Jesus used the analogy of a vine and branches to bring this truth home to his disciples. In John’s gospel he said, “I am the vine, you are the branches; he who abides in Me, and I in him, he bears much fruit; for apart from Me you can do nothing” (John 15:5). The fruit, of course, is that which we discussed last week from Galatians 5: love, joy, peace, patience, kindness, goodness, faithfulness, gentleness, self-control. The branches are completely dependent on the vine. That is how we must live, Jesus said, by abiding in him, by drawing upon the life of the vine that is available to us. Spiritual growth comes from our relationship with and dependence on our living Lord who dwells within us.
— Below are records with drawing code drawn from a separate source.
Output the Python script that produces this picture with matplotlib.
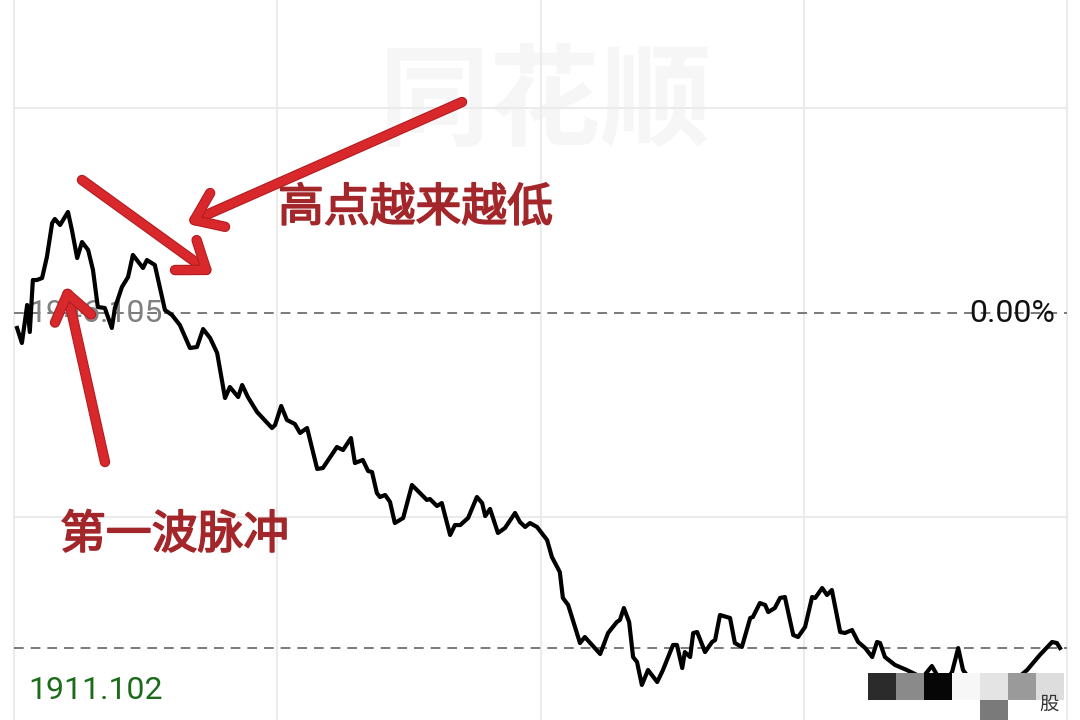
import matplotlib
matplotlib.use("Agg")
import matplotlib.pyplot as plt
import matplotlib.patheffects as pe
from matplotlib.patches import Rectangle

plt.rcParams['font.family'] = ['Roboto', 'Noto Sans CJK SC', 'DejaVu Sans']
plt.rcParams['lines.scale_dashes'] = False

# 分时数据 (分钟, 指数点位)
minutes = [0.7, 1.8, 3.0, 3.6, 4.3, 5.2, 6.4, 7.5, 8.7, 9.3, 10.5, 12.3, 13.2, 14.4, 15.5,
           16.9, 18.0, 19.1, 20.7, 22.3, 23.0, 24.6, 26.0, 27.1, 29.4, 30.3, 32.1, 34.4,
           36.0, 37.8, 40.1, 41.7, 43.1, 44.7, 46.3, 48.1, 49.2, 51.1, 52.0, 53.3, 55.4,
           58.8, 59.5, 60.9, 62.2, 64.0, 65.2, 66.8, 69.1, 70.4, 73.6, 75.0, 76.8, 77.7,
           79.5, 80.7, 81.6, 82.7, 83.4, 84.6, 85.7, 86.8, 88.7, 90.7, 92.5, 94.1, 94.8,
           96.4, 97.5, 99.4, 100.5, 101.7, 103.5, 105.5, 106.7, 107.4, 108.5, 110.3, 111.9,
           114.2, 115.3, 116.5, 117.6, 119.2, 121.5, 122.6, 124.4, 125.1, 126.3, 129.0,
           130.1, 133.6, 135.4, 137.4, 138.1, 139.0, 140.2, 141.1, 142.0, 143.1, 144.5,
           146.6, 147.9, 150.2, 151.1, 152.3, 152.9, 154.1, 154.8, 155.7, 157.5, 159.1,
           159.8, 160.9, 163.2, 164.3, 165.9, 167.8, 168.4, 170.0, 171.2, 171.9, 173.4,
           174.6, 175.7, 177.6, 178.7, 180.3, 181.9, 182.6, 184.2, 185.3, 186.4, 188.3,
           189.4, 191.0, 192.4, 194.0, 195.6, 196.7, 197.4, 198.5, 200.8, 203.5, 205.8,
           207.0, 209.2, 210.4, 212.2, 213.8, 215.2, 216.3, 219.0, 222.5, 225.9, 228.2,
           230.9, 233.8, 236.6, 237.7, 238.4]
prices = [1944.54, 1942.97, 1946.94, 1944.12, 1949.55, 1949.55, 1949.76, 1951.96, 1955.51,
          1955.93, 1955.30, 1956.66, 1954.78, 1951.85, 1953.52, 1952.69, 1950.60, 1946.73,
          1946.63, 1944.54, 1946.63, 1948.82, 1949.87, 1952.17, 1950.81, 1951.64, 1951.12,
          1946.42, 1945.90, 1944.85, 1942.45, 1942.55, 1944.43, 1943.49, 1941.93, 1937.22,
          1938.37, 1937.33, 1938.58, 1937.33, 1935.76, 1934.09, 1934.40, 1936.39, 1934.93,
          1934.51, 1933.57, 1934.09, 1929.81, 1929.91, 1932.10, 1931.79, 1933.04, 1930.43,
          1930.75, 1929.60, 1929.49, 1927.30, 1926.88, 1927.09, 1926.36, 1924.16, 1924.69,
          1928.13, 1927.30, 1926.57, 1926.67, 1925.94, 1926.25, 1922.91, 1923.95, 1923.95,
          1924.69, 1926.88, 1926.25, 1924.89, 1925.63, 1923.12, 1923.64, 1925.21, 1924.27,
          1923.75, 1924.16, 1923.75, 1922.39, 1920.61, 1919.04, 1916.33, 1915.60, 1911.62,
          1912.25, 1910.48, 1912.67, 1913.82, 1914.03, 1915.28, 1913.82, 1910.16, 1909.64,
          1907.24, 1908.80, 1907.55, 1908.80, 1911.42, 1911.42, 1909.01, 1910.68, 1910.16,
          1912.67, 1912.77, 1910.68, 1911.73, 1911.94, 1914.55, 1914.24, 1911.62, 1911.21,
          1914.24, 1914.34, 1915.80, 1915.60, 1914.86, 1915.28, 1916.33, 1916.43, 1912.46,
          1912.25, 1913.30, 1916.43, 1916.33, 1917.37, 1916.64, 1917.16, 1912.77, 1912.67,
          1912.98, 1911.73, 1911.10, 1910.16, 1911.73, 1911.62, 1910.16, 1909.33, 1908.80,
          1908.28, 1907.97, 1909.22, 1908.28, 1907.55, 1908.59, 1911.10, 1908.80, 1907.13,
          1906.71, 1906.92, 1907.76, 1908.80, 1910.37, 1911.73, 1911.62, 1911.10]

pre_close = 1946.105
low_price = 1911.102
grid_minutes = [0, 60, 120, 180, 240]
grid_prices = [1967.52, 1924.79]

red = '#d8282c'
text_red = '#a3262a'

fig = plt.figure(figsize=(10.8, 7.2), dpi=100)
ax = fig.add_axes([0, 0, 1, 1])
ax.set_xlim(-3.19, 242.96)
ax.set_ylim(1903.58, 1978.81)
ax.axis('off')

# 网格
for m in grid_minutes:
    ax.axvline(m, color='#ebebeb', lw=1.5, zorder=1)
for p in grid_prices:
    ax.plot([0, 240], [p, p], color='#ebebeb', lw=1.5, zorder=1)

# 水印
ax.text(0.505, 0.855, '同花顺', transform=ax.transAxes, ha='center', va='center',
        fontsize=80, fontweight='bold', color='#f6f6f6', family=['Noto Sans CJK SC'], zorder=0)

# 昨收线 / 最低线
ax.plot([0, 240], [pre_close, pre_close], color='#7a7a7a', lw=1.4, dashes=(7, 5), zorder=2)
ax.plot([0, 240], [low_price, low_price], color='#7a7a7a', lw=1.4, dashes=(7, 5), zorder=2)

ax.text(3.2, pre_close, f'{pre_close:.3f}', ha='left', va='center', fontsize=23,
        color='#808080', zorder=3)
ax.text(237.3, pre_close, '0.00%', ha='right', va='center', fontsize=23,
        color='#111111', zorder=3)
ax.text(3.2, 1906.71, f'{low_price:.3f}', ha='left', va='center', fontsize=23,
        color='#1b6b1b', zorder=3)

# 分时线
ax.plot(minutes, prices, color='black', lw=3.0, solid_joinstyle='round', zorder=4)

# 打码块
blocks = [(868, 673, '#2b2b2b'), (896, 673, '#8a8a8a'), (924, 673, '#060606'),
          (952, 673, '#f7f7f7'), (980, 673, '#e4e4e4'), (1008, 673, '#9a9a9a'),
          (1036, 673, '#dddddd'), (980, 700, '#7a7a7a')]
for bx, by, bc in blocks:
    ax.add_patch(Rectangle((bx / 1080, 1 - (by + 27) / 720), 28 / 1080, 27 / 720,
                           transform=ax.transAxes, color=bc, lw=0, zorder=6))
ax.text(1049 / 1080, 1 - 704 / 720, '股', transform=ax.transAxes, ha='center', va='center',
        fontsize=14, color='#333333', family=['Noto Sans CJK SC'], zorder=7)

# 红色箭头与标注
arrows = [((0.4278, 0.8583), (0.1741, 0.6903)),
          ((0.0759, 0.7500), (0.1963, 0.6194)),
          ((0.0972, 0.3583), (0.0611, 0.6014))]
for tail, tip in arrows:
    ax.annotate('', xy=tip, xytext=tail, xycoords='axes fraction', textcoords='axes fraction',
                arrowprops=dict(arrowstyle='->,head_length=1.3,head_width=0.95', mutation_scale=14,
                                lw=6, color=red, capstyle='round', joinstyle='round',
                                shrinkA=0, shrinkB=0,
                                path_effects=[pe.Stroke(linewidth=7.5, foreground='#b01c20'),
                                              pe.Normal()]),
                zorder=8)

label_fx = [pe.Stroke(linewidth=1.2, foreground=text_red), pe.Normal()]
ax.text(278 / 1080, 1 - 208 / 720, '高点越来越低', transform=ax.transAxes, ha='left',
        va='center', fontsize=33, color=text_red, family=['Noto Sans CJK SC'],
        path_effects=label_fx, zorder=8)
ax.text(60 / 1080, 1 - 535 / 720, '第一波脉冲', transform=ax.transAxes, ha='left',
        va='center', fontsize=33, color=text_red, family=['Noto Sans CJK SC'],
        path_effects=label_fx, zorder=8)

plt.savefig('out.png', dpi=100)
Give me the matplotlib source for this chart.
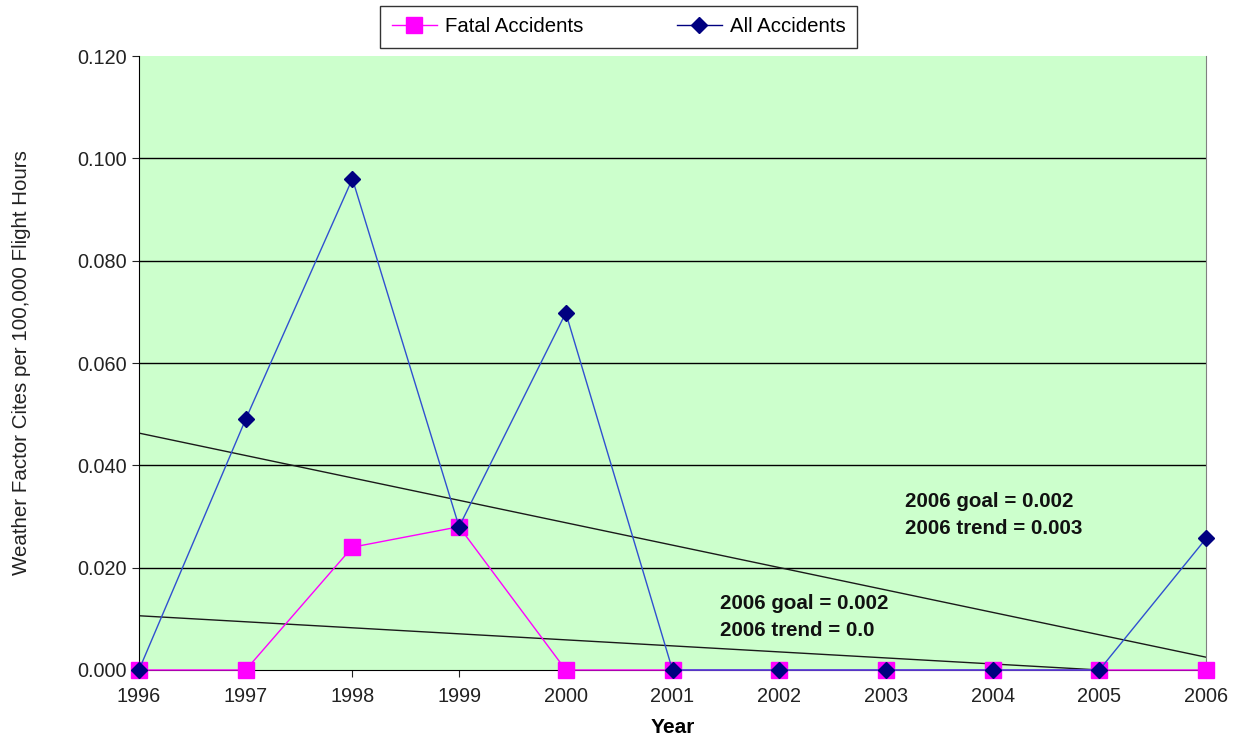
import matplotlib
matplotlib.use("Agg")
import matplotlib.pyplot as plt
from matplotlib.lines import Line2D

plt.rcParams['font.family'] = ['Liberation Sans', 'DejaVu Sans']

years = [1996, 1997, 1998, 1999, 2000, 2001, 2002, 2003, 2004, 2005, 2006]
fatal = [0.0, 0.0, 0.024, 0.028, 0.0, 0.0, 0.0, 0.0, 0.0, 0.0, 0.0]
all_acc = [0.0, 0.049, 0.096, 0.028, 0.0698, 0.0, 0.0, 0.0, 0.0, 0.0, 0.0257]

# trend lines (start/end year and value)
trend_all_x = [1996, 2006]
trend_all_y = [0.0463, 0.0025]
trend_fatal_x = [1996, 2005]
trend_fatal_y = [0.0106, 0.0]

yticks = [0.0, 0.02, 0.04, 0.06, 0.08, 0.10, 0.12]

fig = plt.figure(figsize=(12.44, 7.47), dpi=100)
ax = fig.add_axes([0.1117, 0.1031, 0.9695 - 0.1117, 0.925 - 0.1031])
ax.set_facecolor('#CCFFCC')

for y in yticks[1:-1]:
    ax.axhline(y, color='black', lw=1.0, zorder=1)

ax.plot(trend_all_x, trend_all_y, color='#1a1a1a', lw=1.0, zorder=2)
ax.plot(trend_fatal_x, trend_fatal_y, color='#1a1a1a', lw=1.0, zorder=2)

ax.plot(years, fatal, color='#FF00FF', lw=1.0, marker='s', markersize=11,
        markerfacecolor='#FF00FF', markeredgecolor='#FF00FF', zorder=3, clip_on=False)
ax.plot(years, all_acc, color='#3050D0', lw=1.0, marker='D', markersize=8.5,
        markerfacecolor='#000080', markeredgecolor='#000080', zorder=4, clip_on=False)

ax.set_xlim(1996, 2006)
ax.set_ylim(0, 0.12)
ax.set_xticks(years)
ax.set_xticklabels([str(y) for y in years])
ax.set_yticks(yticks)
ax.set_yticklabels([f"{v:.3f}" for v in yticks])
ax.tick_params(axis='both', labelsize=14.3, colors='#222222', direction='out', length=5)
ax.tick_params(axis='x', pad=7)
ax.tick_params(axis='y', pad=4)

ax.spines['top'].set_visible(False)
ax.spines['right'].set_color('#808080')
ax.spines['left'].set_color('black')
ax.spines['bottom'].set_color('black')

ax.set_xlabel('Year', fontsize=15, fontweight='bold', labelpad=9)
ax.set_ylabel('Weather Factor Cites per 100,000 Flight Hours', fontsize=14.8,
              labelpad=33, color='#222222')

ax.text(2003.18, 0.0303, '2006 goal = 0.002\n2006 trend = 0.003', fontsize=14.8,
        fontweight='bold', ha='left', va='center', linespacing=1.55, color='#111111')
ax.text(2001.445, 0.0104, '2006 goal = 0.002\n2006 trend = 0.0', fontsize=14.8,
        fontweight='bold', ha='left', va='center', linespacing=1.55, color='#111111')

handles = [
    Line2D([], [], color='#FF00FF', lw=1.0, marker='s', markersize=11,
           markerfacecolor='#FF00FF', markeredgecolor='#FF00FF'),
    Line2D([], [], color='#000080', lw=1.0, marker='D', markersize=8.5,
           markerfacecolor='#000080', markeredgecolor='#000080'),
]
leg = fig.legend(handles, ['Fatal Accidents', 'All Accidents'], loc='center',
                 bbox_to_anchor=(0.4974, 0.964), ncol=2, fontsize=14.7, frameon=True,
                 fancybox=False, edgecolor='black', columnspacing=4.6, handlelength=2.2,
                 borderpad=0.55, handletextpad=0.4)
leg.get_frame().set_linewidth(1.0)

fig.savefig('out.png', dpi=100)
In Ephesians, Paul uses the metaphor of “putting off the old man and putting on Christ.” Here we have the same idea, using different symbolism. Before I began to wear contact lenses I had to wear eyeglasses as thick as Coke bottles. I have to put my contacts in first thing in the morning. I can hardly see without them. It would be foolish of me to think that they were merely a crutch and that I could get along without them. In Galatians, Paul is saying that we can’t be godly on our own. To have the character of God we have to depend on the indwelling God. We cannot be what God has created us to be without being filled and flooded by his Spirit.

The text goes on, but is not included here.